The architecture's layered approach handles complexity incrementally. Simple data flow gets resolved in the taint phase without expensive constraint solving. Only ambiguous control flow scenarios invoke Z3, keeping performance manageable. The tool also caches intermediate results—once it recognizes a particular MOV sequence pattern implements addition, subsequent instances are tagged immediately.

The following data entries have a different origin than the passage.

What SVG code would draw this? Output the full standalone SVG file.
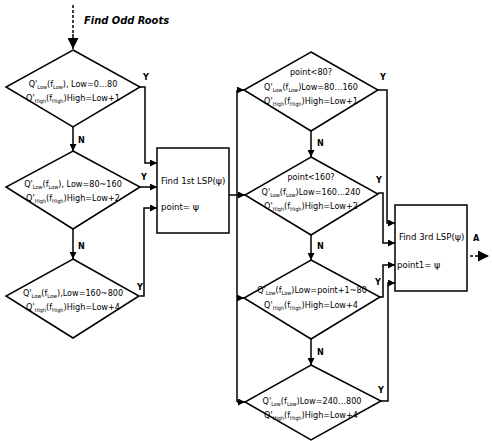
<svg xmlns="http://www.w3.org/2000/svg" width="492" height="441" viewBox="0 0 492 441">
<style>
.shape{fill:#fff;stroke:#000;stroke-width:1.5}
.ln{fill:none;stroke:#000;stroke-width:1.5}
.t{font-family:"DejaVu Sans Condensed","Liberation Sans",sans-serif;font-size:9px;fill:#000;text-anchor:middle}
.s{font-size:5.5px}
.lb{font-family:"DejaVu Sans Condensed","Liberation Sans",sans-serif;font-size:9px;font-weight:bold;fill:#000}
.bt{font-family:"DejaVu Sans Condensed","Liberation Sans",sans-serif;font-size:9.5px;fill:#000}
.ps{font-family:"DejaVu Sans","Liberation Sans",sans-serif;fill:#000}
.ti{font-family:"DejaVu Sans Condensed","Liberation Sans",sans-serif;font-size:11px;font-weight:bold;font-style:italic;fill:#000}
</style>
<defs>
<marker id="ah" viewBox="0 0 10 10" refX="10" refY="5" markerWidth="7" markerHeight="7" markerUnits="userSpaceOnUse" orient="auto"><path d="M0,0 L10,5 L0,10 z" fill="#000"/></marker>
<marker id="ahb" viewBox="0 0 10 10" refX="10" refY="5" markerWidth="11" markerHeight="11" markerUnits="userSpaceOnUse" orient="auto"><path d="M0,0 L10,5 L0,10 z" fill="#000"/></marker>
</defs>

<g id="connectors">
  <path class="ln" d="M73,5 V34" stroke-width="3" stroke-dasharray="3,2"/>
  <path class="ln" d="M73,34 V49" stroke-width="3" marker-end="url(#ahb)"/>
  <text class="ti" x="84" y="24">Find Odd Roots</text>
  <path class="ln" d="M73,127 V151" marker-end="url(#ah)"/>
  <text class="lb" x="78" y="143">N</text>
  <path class="ln" d="M73,229 V259" marker-end="url(#ah)"/>
  <text class="lb" x="78" y="249">N</text>
  <path class="ln" d="M140,87 H145 V163 H157" marker-end="url(#ah)"/>
  <text class="lb" x="143" y="80">Y</text>
  <path class="ln" d="M140,187 H157" marker-end="url(#ah)"/>
  <text class="lb" x="141" y="180">Y</text>
  <path class="ln" d="M140,296 H144 V208 H157" marker-end="url(#ah)"/>
  <text class="lb" x="137" y="290">Y</text>
  <path class="ln" d="M229,195 H245" marker-end="url(#ah)"/>
  <path class="ln" d="M237,402 V90"/>
  <path class="ln" d="M237,90 H244" marker-end="url(#ah)"/>
  <path class="ln" d="M237,298 H244" marker-end="url(#ah)"/>
  <path class="ln" d="M237,402 H245" marker-end="url(#ah)"/>
  <path class="ln" d="M311,131 V157" marker-end="url(#ah)"/>
  <text class="lb" x="317" y="146">N</text>
  <path class="ln" d="M311,235 V260" marker-end="url(#ah)"/>
  <text class="lb" x="317" y="249">N</text>
  <path class="ln" d="M311,339 V365" marker-end="url(#ah)"/>
  <text class="lb" x="317" y="355">N</text>
  <path class="ln" d="M378,90 H387 V223 H395" marker-end="url(#ah)"/>
  <text class="lb" x="380" y="80">Y</text>
  <path class="ln" d="M378,193 H383 V243 H395" marker-end="url(#ah)"/>
  <text class="lb" x="376" y="183">Y</text>
  <path class="ln" d="M380,297 H383 V265 H395" marker-end="url(#ah)"/>
  <text class="lb" x="375" y="285">Y</text>
  <path class="ln" d="M381,401 H388 V283 H395" marker-end="url(#ah)"/>
  <text class="lb" x="378" y="393">Y</text>
  <path class="ln" d="M470,256 H489" stroke-width="3" stroke-dasharray="3,2" marker-end="url(#ahb)"/>
  <text class="lb" x="473" y="241">A</text>
</g>

<g id="d1">
  <polygon class="shape" points="73,50 140,87 73,127 6,87"/>
  <text class="t" x="73" y="87">Q'<tspan class="s" dy="2">Low</tspan><tspan dy="-2">(f</tspan><tspan class="s" dy="2">Low</tspan><tspan dy="-2">), Low=0…80</tspan></text>
  <text class="t" x="73" y="101">Q'<tspan class="s" dy="2">High</tspan><tspan dy="-2">(f</tspan><tspan class="s" dy="2">High</tspan><tspan dy="-2">)High=Low+1</tspan></text>
</g>
<g id="d2">
  <polygon class="shape" points="73,151 140,187 73,229 6,187"/>
  <text class="t" x="73" y="187">Q'<tspan class="s" dy="2">Low</tspan><tspan dy="-2">(f</tspan><tspan class="s" dy="2">Low</tspan><tspan dy="-2">), Low=80~160</tspan></text>
  <text class="t" x="73" y="201">Q'<tspan class="s" dy="2">High</tspan><tspan dy="-2">(f</tspan><tspan class="s" dy="2">High</tspan><tspan dy="-2">)High=Low+2</tspan></text>
</g>
<g id="d3">
  <polygon class="shape" points="73,259 139,296 73,338 6,296"/>
  <text class="t" x="73" y="296">Q'<tspan class="s" dy="2">Low</tspan><tspan dy="-2">(f</tspan><tspan class="s" dy="2">Low</tspan><tspan dy="-2">),Low=160~800</tspan></text>
  <text class="t" x="73" y="310">Q'<tspan class="s" dy="2">High</tspan><tspan dy="-2">(f</tspan><tspan class="s" dy="2">High</tspan><tspan dy="-2">)High=Low+4</tspan></text>
</g>
<g id="box1">
  <rect class="shape" x="157" y="148" width="72" height="85"/>
  <text class="bt" x="161" y="184">Find 1st LSP(<tspan class="ps">ψ</tspan>)</text>
  <text class="bt" x="161" y="210">point= <tspan class="ps">ψ</tspan></text>
</g>
<g id="d4">
  <polygon class="shape" points="311,52 378,90 311,131 244,90"/>
  <text class="t" x="311" y="75">point&lt;80?</text>
  <text class="t" x="311" y="90">Q'<tspan class="s" dy="2">Low</tspan><tspan dy="-2">(f</tspan><tspan class="s" dy="2">Low</tspan><tspan dy="-2">)Low=80…160</tspan></text>
  <text class="t" x="311" y="104">Q'<tspan class="s" dy="2">High</tspan><tspan dy="-2">(f</tspan><tspan class="s" dy="2">High</tspan><tspan dy="-2">)High=Low+1</tspan></text>
</g>
<g id="d5">
  <polygon class="shape" points="311,157 378,194 311,235 245,195"/>
  <text class="t" x="311" y="180">point&lt;160?</text>
  <text class="t" x="311" y="195">Q'<tspan class="s" dy="2">Low</tspan><tspan dy="-2">(f</tspan><tspan class="s" dy="2">Low</tspan><tspan dy="-2">)Low=160…240</tspan></text>
  <text class="t" x="311" y="209">Q'<tspan class="s" dy="2">High</tspan><tspan dy="-2">(f</tspan><tspan class="s" dy="2">High</tspan><tspan dy="-2">)High=Low+2</tspan></text>
</g>
<g id="d6">
  <polygon class="shape" points="311,260 380,297 311,339 244,298"/>
  <text class="t" x="312" y="293">Q'<tspan class="s" dy="2">Low</tspan><tspan dy="-2">(f</tspan><tspan class="s" dy="2">Low</tspan><tspan dy="-2">)Low=point+1~80</tspan></text>
  <text class="t" x="311" y="308">Q'<tspan class="s" dy="2">High</tspan><tspan dy="-2">(f</tspan><tspan class="s" dy="2">High</tspan><tspan dy="-2">)High=Low+4</tspan></text>
</g>
<g id="d7">
  <polygon class="shape" points="311,365 381,401 311,440 245,402"/>
  <text class="t" x="312" y="404">Q'<tspan class="s" dy="2">Low</tspan><tspan dy="-2">(f</tspan><tspan class="s" dy="2">Low</tspan><tspan dy="-2">)Low=240…800</tspan></text>
  <text class="t" x="311" y="418">Q'<tspan class="s" dy="2">High</tspan><tspan dy="-2">(f</tspan><tspan class="s" dy="2">High</tspan><tspan dy="-2">)High=Low+4</tspan></text>
</g>
<g id="box2">
  <rect class="shape" x="395" y="205" width="72" height="86"/>
  <text class="bt" x="399" y="240">Find 3rd LSP(<tspan class="ps">ψ</tspan>)</text>
  <text class="bt" x="397" y="268">point1= <tspan class="ps">ψ</tspan></text>
</g>
</svg>
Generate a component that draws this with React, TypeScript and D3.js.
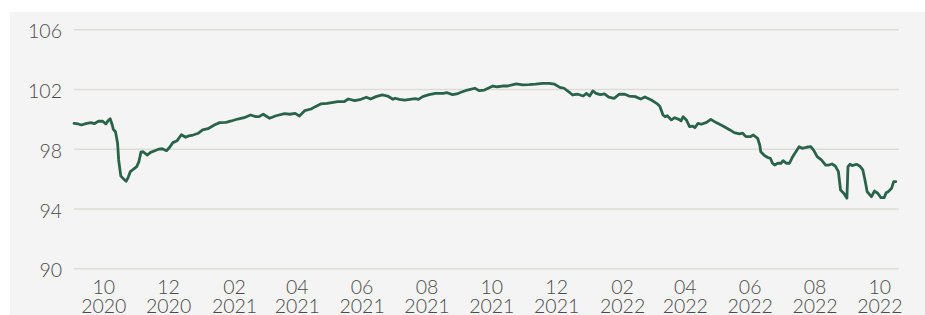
import React, { useEffect, useRef } from 'react';
import * as d3 from 'd3';

// daily index level
const dates = [
  '2020-09-03', '2020-09-07', '2020-09-10', '2020-09-15', '2020-09-19', '2020-09-22', '2020-09-26', '2020-09-30',
  '2020-10-03', '2020-10-05', '2020-10-07', '2020-10-09', '2020-10-10', '2020-10-12', '2020-10-14', '2020-10-15',
  '2020-10-17', '2020-10-19', '2020-10-22', '2020-10-24', '2020-10-26', '2020-10-29', '2020-11-01', '2020-11-03',
  '2020-11-05', '2020-11-07', '2020-11-11', '2020-11-14', '2020-11-18', '2020-11-22', '2020-11-25', '2020-11-29',
  '2020-12-02', '2020-12-05', '2020-12-09', '2020-12-13', '2020-12-17', '2020-12-20', '2020-12-24', '2020-12-29',
  '2021-01-02', '2021-01-07', '2021-01-13', '2021-01-18', '2021-01-24', '2021-01-29', '2021-02-04', '2021-02-10',
  '2021-02-16', '2021-02-21', '2021-02-24', '2021-02-28', '2021-03-06', '2021-03-12', '2021-03-20', '2021-03-25',
  '2021-03-30', '2021-04-03', '2021-04-08', '2021-04-14', '2021-04-18', '2021-04-23', '2021-04-29', '2021-05-05',
  '2021-05-09', '2021-05-15', '2021-05-19', '2021-05-25', '2021-05-31', '2021-06-05', '2021-06-09', '2021-06-14',
  '2021-06-20', '2021-06-25', '2021-06-30', '2021-07-02', '2021-07-06', '2021-07-11', '2021-07-16', '2021-07-21',
  '2021-07-24', '2021-07-28', '2021-08-03', '2021-08-09', '2021-08-16', '2021-08-20', '2021-08-25', '2021-08-29',
  '2021-09-02', '2021-09-08', '2021-09-15', '2021-09-19', '2021-09-24', '2021-10-02', '2021-10-06', '2021-10-11',
  '2021-10-16', '2021-10-24', '2021-10-30', '2021-11-05', '2021-11-11', '2021-11-18', '2021-11-24', '2021-11-29',
  '2021-12-04', '2021-12-08', '2021-12-13', '2021-12-16', '2021-12-21', '2021-12-26', '2021-12-29', '2022-01-01',
  '2022-01-04', '2022-01-07', '2022-01-11', '2022-01-15', '2022-01-19', '2022-01-24', '2022-01-29', '2022-02-03',
  '2022-02-07', '2022-02-13', '2022-02-18', '2022-02-22', '2022-02-28', '2022-03-05', '2022-03-08', '2022-03-11',
  '2022-03-13', '2022-03-15', '2022-03-19', '2022-03-22', '2022-03-26', '2022-03-28', '2022-03-30', '2022-04-02',
  '2022-04-05', '2022-04-08', '2022-04-10', '2022-04-13', '2022-04-16', '2022-04-21', '2022-04-25', '2022-04-30',
  '2022-05-06', '2022-05-13', '2022-05-17', '2022-05-22', '2022-05-25', '2022-05-28', '2022-06-01', '2022-06-04',
  '2022-06-08', '2022-06-10', '2022-06-11', '2022-06-14', '2022-06-17', '2022-06-20', '2022-06-22', '2022-06-24',
  '2022-06-27', '2022-06-30', '2022-07-02', '2022-07-05', '2022-07-08', '2022-07-11', '2022-07-14', '2022-07-17',
  '2022-07-20', '2022-07-24', '2022-07-28', '2022-07-31', '2022-08-03', '2022-08-07', '2022-08-11', '2022-08-14',
  '2022-08-17', '2022-08-20', '2022-08-23', '2022-08-25', '2022-08-28', '2022-08-31', '2022-09-01', '2022-09-03',
  '2022-09-05', '2022-09-09', '2022-09-12', '2022-09-15', '2022-09-17', '2022-09-19', '2022-09-23', '2022-09-26',
  '2022-09-29', '2022-10-02', '2022-10-05', '2022-10-07', '2022-10-09', '2022-10-12', '2022-10-14', '2022-10-16',
];

const values = [
  99.73, 99.69, 99.62, 99.73, 99.78, 99.71, 99.87, 99.87,
  99.69, 99.91, 100.04, 99.62, 99.33, 99.17, 98.4, 97.28,
  96.21, 96.05, 95.85, 96.12, 96.5, 96.66, 96.83, 97.16,
  97.81, 97.83, 97.61, 97.79, 97.9, 98.01, 98.03, 97.9,
  98.13, 98.44, 98.57, 98.97, 98.8, 98.89, 98.95, 99.07,
  99.29, 99.37, 99.62, 99.78, 99.8, 99.89, 100.02, 100.11,
  100.29, 100.18, 100.18, 100.34, 100.07, 100.24, 100.38, 100.34,
  100.4, 100.22, 100.58, 100.69, 100.85, 101.03, 101.07, 101.14,
  101.18, 101.18, 101.36, 101.25, 101.34, 101.48, 101.36, 101.52,
  101.63, 101.56, 101.34, 101.41, 101.34, 101.29, 101.34, 101.38,
  101.34, 101.52, 101.65, 101.74, 101.74, 101.78, 101.65, 101.7,
  101.81, 101.96, 102.08, 101.92, 101.96, 102.23, 102.18, 102.23,
  102.23, 102.37, 102.3, 102.32, 102.35, 102.41, 102.41, 102.35,
  102.14, 102.08, 101.81, 101.63, 101.68, 101.56, 101.74, 101.56,
  101.9, 101.74, 101.65, 101.7, 101.48, 101.41, 101.68, 101.68,
  101.56, 101.52, 101.36, 101.5, 101.29, 101.07, 100.87, 100.29,
  100.18, 100.24, 99.96, 100.11, 100.0, 99.89, 100.18, 99.96,
  99.51, 99.55, 99.44, 99.73, 99.67, 99.8, 100.0, 99.78,
  99.57, 99.29, 99.11, 99.02, 99.07, 98.84, 98.84, 98.95,
  98.73, 98.28, 97.83, 97.61, 97.46, 97.39, 97.06, 96.94,
  97.06, 97.06, 97.23, 97.06, 97.06, 97.5, 97.83, 98.17,
  98.06, 98.13, 98.17, 97.9, 97.5, 97.28, 96.94, 96.94,
  97.01, 96.88, 96.5, 95.27, 95.05, 94.72, 96.83, 96.99,
  96.9, 96.99, 96.88, 96.61, 95.94, 95.16, 94.82, 95.2,
  95.05, 94.76, 94.76, 95.09, 95.16, 95.38, 95.83, 95.83,
];

const yTicks = [90, 94, 98, 102, 106];
const xTicks = [
  '2020-10-01', '2020-12-01', '2021-02-01', '2021-04-01', '2021-06-01', '2021-08-01', '2021-10-01',
  '2021-12-01', '2022-02-01', '2022-04-01', '2022-06-01', '2022-08-01', '2022-10-01',
];
const xDomain = ['2020-09-03', '2022-10-19'];

const W = 925;
const H = 315;

export default function App() {
  const ref = useRef<SVGSVGElement>(null);

  useEffect(() => {
    const svg = d3.select(ref.current);
    svg.selectAll('*').remove();

    const parse = d3.timeParse('%Y-%m-%d');
    const data = dates.map((d, i) => ({ date: parse(d) as Date, value: values[i] }));

    const left = 74;
    const right = 899;
    const top = 29.7;
    const bottom = 268.7;

    const x = d3.scaleTime()
      .domain(xDomain.map((d) => parse(d) as Date))
      .range([left, right]);

    const y = d3.scaleLinear()
      .domain([90, 106])
      .range([bottom, top]);

    // grey panel
    svg.append('rect')
      .attr('x', 10)
      .attr('y', 12)
      .attr('width', W - 10)
      .attr('height', H - 12)
      .attr('fill', '#f4f4f4');

    // horizontal grid lines
    svg.append('g')
      .selectAll('line')
      .data(yTicks)
      .enter()
      .append('line')
      .attr('x1', left)
      .attr('x2', right)
      .attr('y1', (d) => y(d))
      .attr('y2', (d) => y(d))
      .attr('stroke', '#dddcd8')
      .attr('stroke-width', 1.5);

    const font = 'Lato, "Open Sans", sans-serif';

    svg.append('g')
      .selectAll('text')
      .data(yTicks)
      .enter()
      .append('text')
      .attr('x', 62)
      .attr('y', (d) => y(d) + 8.6)
      .attr('text-anchor', 'end')
      .attr('font-family', font)
      .attr('font-weight', 300)
      .attr('font-size', 19.5)
      .attr('fill', '#4a4a4a')
      .text((d) => d);

    const fmtM = d3.timeFormat('%m');
    const fmtY = d3.timeFormat('%Y');
    const xLabels = svg.append('g')
      .selectAll('text')
      .data(xTicks.map((d) => parse(d) as Date))
      .enter()
      .append('text')
      .attr('text-anchor', 'middle')
      .attr('font-family', font)
      .attr('font-weight', 300)
      .attr('font-size', 19.5)
      .attr('fill', '#4a4a4a');
    xLabels.append('tspan')
      .attr('x', (d) => x(d))
      .attr('y', 294)
      .text((d) => fmtM(d));
    xLabels.append('tspan')
      .attr('x', (d) => x(d))
      .attr('y', 313)
      .text((d) => fmtY(d));

    const line = d3.line<{ date: Date; value: number }>()
      .x((d) => x(d.date))
      .y((d) => y(d.value));

    svg.append('path')
      .datum(data)
      .attr('d', line)
      .attr('fill', 'none')
      .attr('stroke', '#29634a')
      .attr('stroke-width', 2.8)
      .attr('stroke-linejoin', 'round')
      .attr('stroke-linecap', 'round');
  }, []);

  return (
    <svg
      ref={ref}
      width={W}
      height={H}
      viewBox={`0 0 ${W} ${H}`}
      style={{ position: 'absolute', left: 0, top: 0, display: 'block', background: '#fff' }}
    />
  );
}
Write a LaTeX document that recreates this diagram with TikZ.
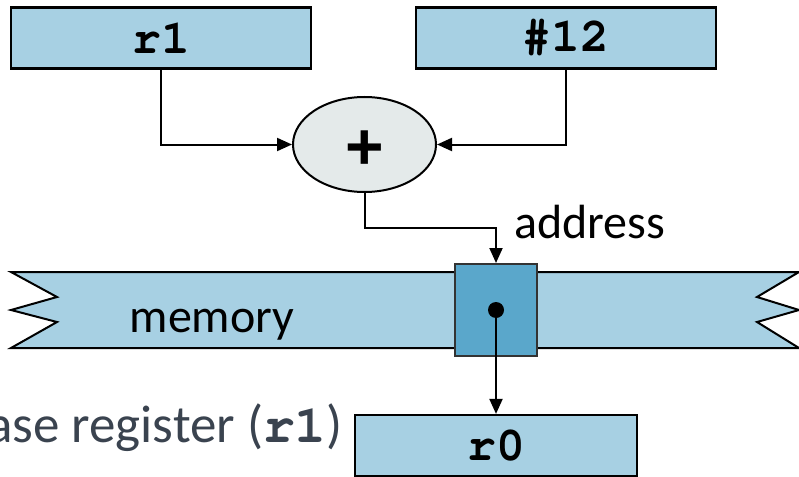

In practice, demovfuscator has proven effective on real CTF challenges. The Hackover CTF binary it was tested against used register renaming and dead code insertion to frustrate analysis, but demovfuscator's invariant-based approach cut through these obfuscations. The 0CTF challenge included anti-debugging checks implemented purely in MOV instructions; the tool successfully isolated the check logic and enabled patching.
Gotcha
The work-in-progress status shows in edge case handling. M/o/Vfuscator supports multiple code generation strategies, and demovfuscator's detection heuristics don't cover all variants. Binaries that implement custom lookup table layouts or use aggressive code interleaving may partially deobfuscate but leave gaps in the recovered control flow. The tool also struggles with self-modifying code—if a M/o/Vfuscator binary modifies its own lookup tables at runtime, static analysis inherently cannot follow those changes.
Performance becomes a concern on large binaries. The Z3 constraint solver is powerful but computationally expensive. A moderately complex function with nested conditions might generate thousands of constraints, and solving time grows non-linearly. I've seen analysis of a 50KB MOV-obfuscated binary take 10+ minutes on a modern workstation, which is acceptable for CTF scenarios but painful for iterative analysis. The dependency footprint is also non-trivial—you need Capstone for disassembly, Z3 for constraint solving, and Keystone for reassembly. Getting all three installed with compatible versions can be an afternoon project, especially on non-Linux systems where package managers don't always have recent versions.
Verdict
Use if: you're facing M/o/Vfuscator or MOV-only obfuscated binaries in CTF competitions, malware analysis, or security research where manual reverse engineering would take days. The tool's generic approach means it works even on customized or hardened variants, and the multiple output formats (IDA scripts, patched binaries, CFG graphs) support different workflows. It's also valuable as a teaching tool for understanding how obfuscation and deobfuscation techniques work at a fundamental level. Skip if: you're dealing with conventional obfuscation (VM-based protectors, control flow flattening, string encryption) where specialized tools like de4dot, unipacker, or LLVM-based deobfuscators are more appropriate. Also skip if you need production-ready tooling with support and documentation—this is a research-grade tool that assumes you're comfortable debugging the deobfuscator itself when it encounters novel edge cases. For one-off analysis of a simple MOV-obfuscated binary, dynamic tracing with a debugger might actually be faster than setting up demovfuscator's dependency stack.